Además, esta tragedia es otro lastre a la crisis que arrastra México hace un buen tiempo. La debilidad de las instituciones y la poca credibilidad del establecimiento quedaron al descubierto de nuevo. La respuesta del Gobierno genera sospechas. El poco liderazgo que tenía Enrique Peña Nieto se terminó de esfumar. “Lo dicho: el Presidente es un muñeco de cera, animado desde un teleprómpter, que llama damnificados a los ciudadanos, en tanto los ciudadanos estamos en las calles rescatándonos a nosotros mismos”, escribió Sabina Berman en su columna en el diario El Universal. El movimiento de la tierra también dejó en evidencia la corrupción: personas que se han aprovechado de la desgracia para lucrarse. Estos casos amplifican la impresión de que el país se está derrumbando, no por lo natural sino por la impunidad.

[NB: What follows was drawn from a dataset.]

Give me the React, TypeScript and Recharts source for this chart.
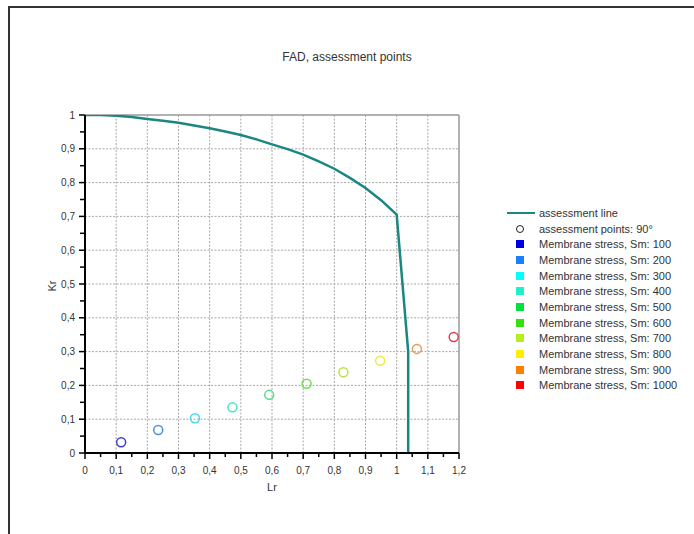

Se ha hablado mucho de la admirable reacción de los mexicanos. Esa respuesta heroica, generosa e incontestable es la que todavía nutre el ánimo. Incluso, algunos han anunciado una redefinición del Estado o un remezón político para las elecciones de 2018. Los temblores podrían haber movido las placas tectónicas de la rancia institucionalidad mexicana. Ojalá ese impulso no sea efímero.
Las labores de demolición ya se iniciaron. Las grúas, las sirenas y las calles acordonadas dan la sensación de un campo después de un bombardeo. La intensidad después del terremoto le ha dado paso al letargo. La catástrofe –como llamamos, en el colmo del antropocentrismo, a estos fenómenos naturales– reveló el poder de la unión ciudadana, pero evidenció la fragilidad de las estructuras sobre la que se sostiene.
Pronto, el edificio en la esquina de mi edificio terminará de agrietarse. La sensación de vulnerabilidad tal vez tarde un poco más en desaparecer. Y quedará una certeza en el aire: en México, tarde o temprano, volverá a temblar.